I had a really good Fourth. I love going to Minnesota - my mom's family is from there - and every time I come back I have the sort of reflective thought that I could live there at some point. My aunt and uncle's house is fantastic; they have a HUGE lawn framed by this gorgeous thick spread of trees, so it's perfectly balanced between civilization and wilderness. My aunt is also an avid gardener, and their back garden is lovely and peaceful. Also they get MASSES of interesting birds at their feeder, including a pileated woodpecker
who doesn't think he's too large for their feeder (but he really, really is) and lots of hummingbirds.
Point being, if I ever needed to restart my life, Minnesota/Minneapolis is on the list of places I would move to.
I finally made contact with the folks at Borders, and I'm going in on Thursday to fill out my paperwork and I'll start training next week. I've really been frustrated with the treatment I've gotten there so far - never once have they called me back when they've said they were going to. In every single case, they've given me a date by which I should expect to hear from them, and the dates go by three or four days before I lose patience and call them myself. And every time I get "No one called you? They should have called you three days ago!" No, no one called me back. That's why I'm calling. Because, you know, I'd REALLY LIKE to start making money. *headdesk*
My plan to read only books I've never read before this summer is so far a success. My next book is The Wind-Up Bird Chronicle
by Murakami, which I recently found I was NOT the only person on the planet not to have read yet. It just felt like it sometimes
but that's because I talk to Sam about books when I shouldn't.
I'm looking forward to it, though.
You know what else I'm looking forward to?
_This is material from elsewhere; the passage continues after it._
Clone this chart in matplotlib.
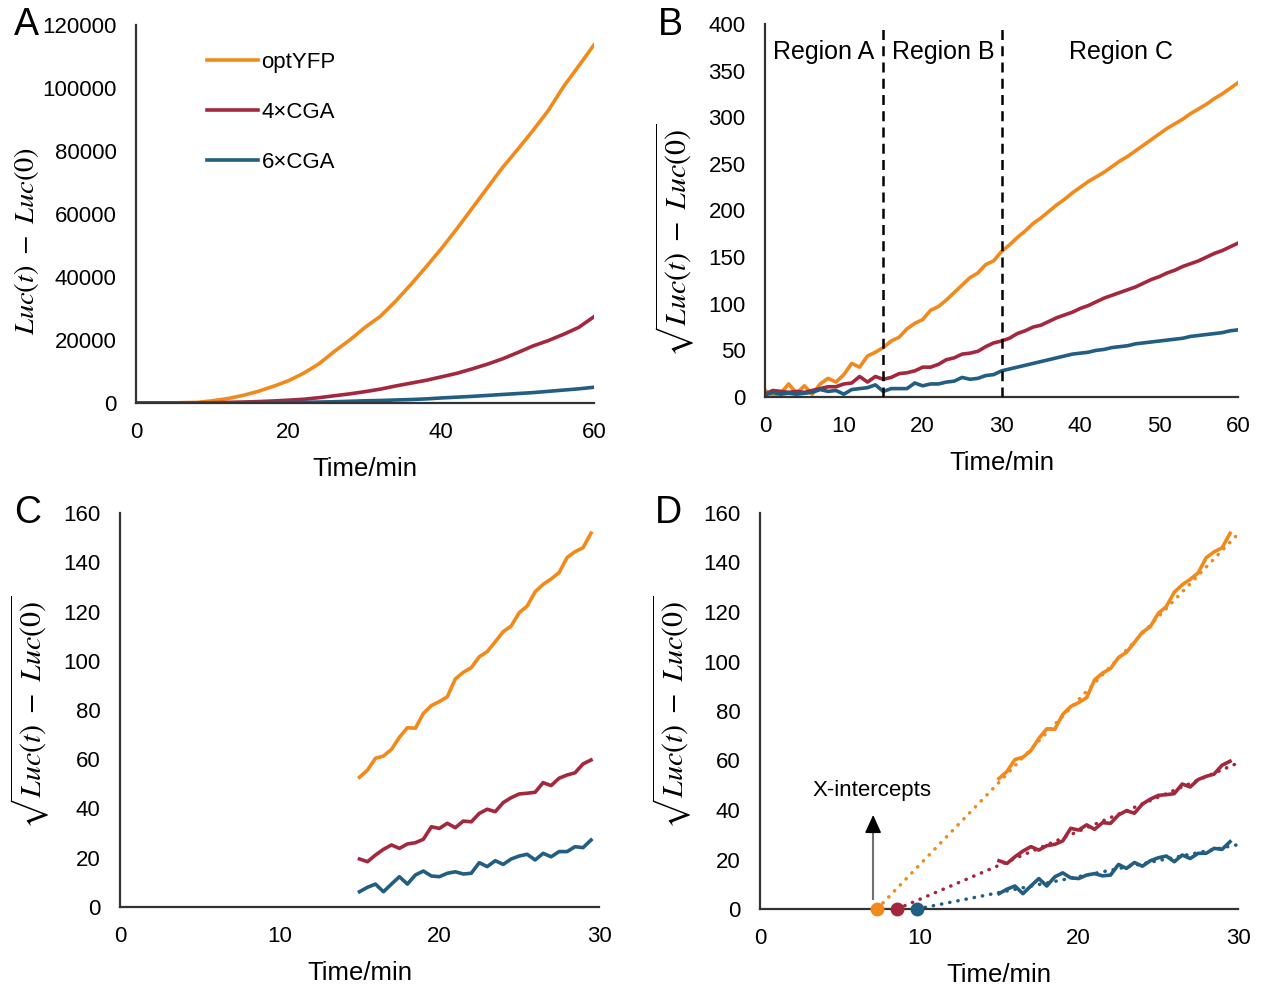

The continuation of summer movies.
The Ugly Truth
Julie and Julia
The Time Traveler's Wife
Final Destination 4
Because OF COURSE the world needed another Final Destination movie. IN THREE DEE YOU GUYS. That's almost as good as the Choose-Your-Own-Adventure flavor of the last one. Oh God, please let Hollywood continue to make idiotic sequels to stupid movies that obviously exist only for my personal entertainment. I would hate to think that filmmakers were starting to take themselves too seriously.